Una variedad de registros con la que Labari, que reflexiona sobre el lenguaje en varios de los relatos, dispone un coro: “Escribir cuentos es como ser un director de orquesta que tiene un solo de violín y que necesita un saxo para contrarrestar. Tengo la impresión de que se está llamando novedades a libros que abordan nuevos temas, pero no nuevas formas de contar. Yo misma, si hubiese sido una pintora, he usado una paleta muy pequeña, y ahora me interesa añadir texturas, pegar papeles y dar consistencia al cuadro”.
“Creo que hemos perdido la capacidad de escucha, algo fundamental en la literatura”, opina Labari
La autora, consagrada en los últimos años a la novela (La mejor madre del mundo, El último hombre blanco), defiende que el cuento “es parecido a un rayo poético” y armar un libro de relatos requiere “estar atenta a la tormenta. El cuento te exige una relación casi erótica con el lenguaje, con el mundo, un estado de gracia que raramente se da en una narración larga”. La novela, prosigue Labari, “se puede hacer con determinación; al principio se produce un flechazo, un enamoramiento, pero después te espera un matrimonio, te casas con esa idea y vas a tener que respetarla todos los días de tu vida”, compara una creadora que recuerda como una “celda” la dedicación que le supuso El último hombre blanco. “Vivir en ese libro cuatro años fue asfixiante. Me dije: De aquí voy a bailar. Y llegué con mucha alegría al cuento”.

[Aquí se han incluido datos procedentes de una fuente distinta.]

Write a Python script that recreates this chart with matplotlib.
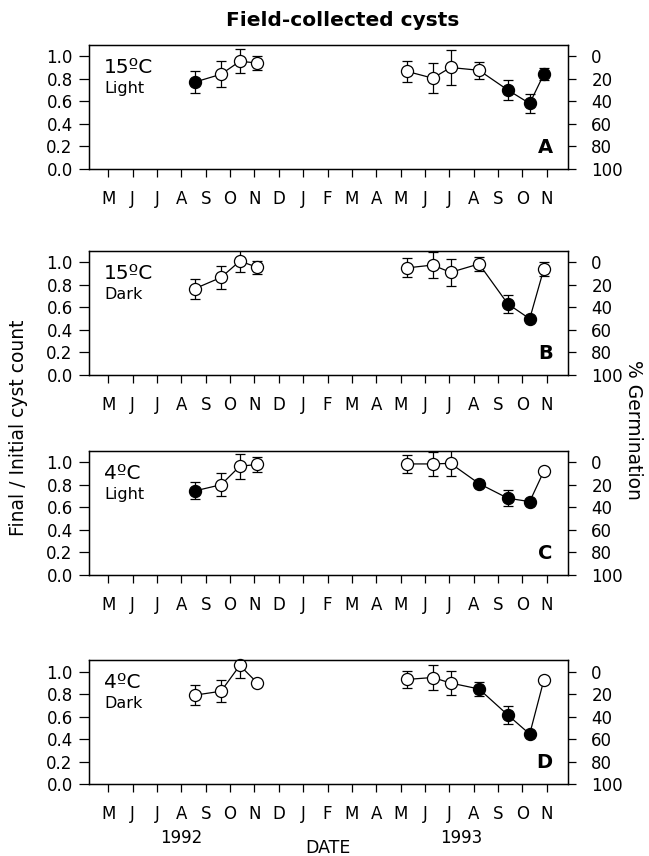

El punto de partida de No se van a ordenar solas las cosas, titulado así por un poema de Wisława Szymborska, fue sin embargo una punzada parecida al desconcierto. “Para ponerte a escribir, para saber qué quieres contar, debes sentir algo, ya sea molesto o glorioso. En este caso fue el malestar, ese ruido ante el mundo apocalíptico del que nos hablan todos los días, y que de hecho habitamos. Cada mañana desayunamos con una guerra, con una crisis climática, con las manifestaciones por la vivienda o el aceite que ha subido muchísimo, pero por otro lado nos atosigan con el discurso de la psicología positiva, el hazte a ti mismo, el lo vas a conseguir, y en ese sándwich en el que estás en medio sólo caben la locura y los ansiolíticos”, concluye entre risas. “Que el mundo está ardiendo lo sabemos desde el Antiguo Testamento, desde las tragedias griegas, pero por primera vez compaginamos ese miedo con el mensaje, ciertamente extraño, de que todo va a salir bien”.
Como uno de sus personajes, que lee las cartelas de los museos convencida de que el arte ayuda a descifrar el mundo, Labari se pregunta en sus páginas por la inquietud que le suscita la realidad. “Los autores, digamos, literarios prefieren describir las guerras púnicas a lo que está ocurriendo en Gaza”, opina la narradora, que matiza que “no creo que sea el lugar de la polémica, de la columna de opinión, del dogma. Pero me interesa preguntarme por cómo nos comportamos ante la inmigración o por las relaciones de poder en el amor. Es cierto que la literatura lleva tiempo, y yo soy una persona muy impaciente. Mi primera novela [Cosas que brillan cuando están rotas] trataba del 11-M, y se publicó, creo, cuatro años después de los atentados, cuando la sociedad no quería leer de un tema tan doloroso y tan reciente”.
En No se van a ordenar solas las cosas, Labari vuelve a exhibir esa valentía para moldear personajes controvertidos, indudablemente humanos. “Es que escribir El último hombre blanco fue como hacer un máster”, dice de una novela que giraba sobre el despiadado mercado laboral y en la que su protagonista abrazaba los valores masculinos de la competitividad y la ambición. “Francamente, arrancar ese libro con la frase Hay un varón dentro de mí ya era temerario. Pensé que mis amigas dejarían de hablarme”, rememora con una sonrisa de alivio. “De ahí aprendí que sólo puedes escribir despojándote de las certezas, de las ideologías, asomándote al abismo”.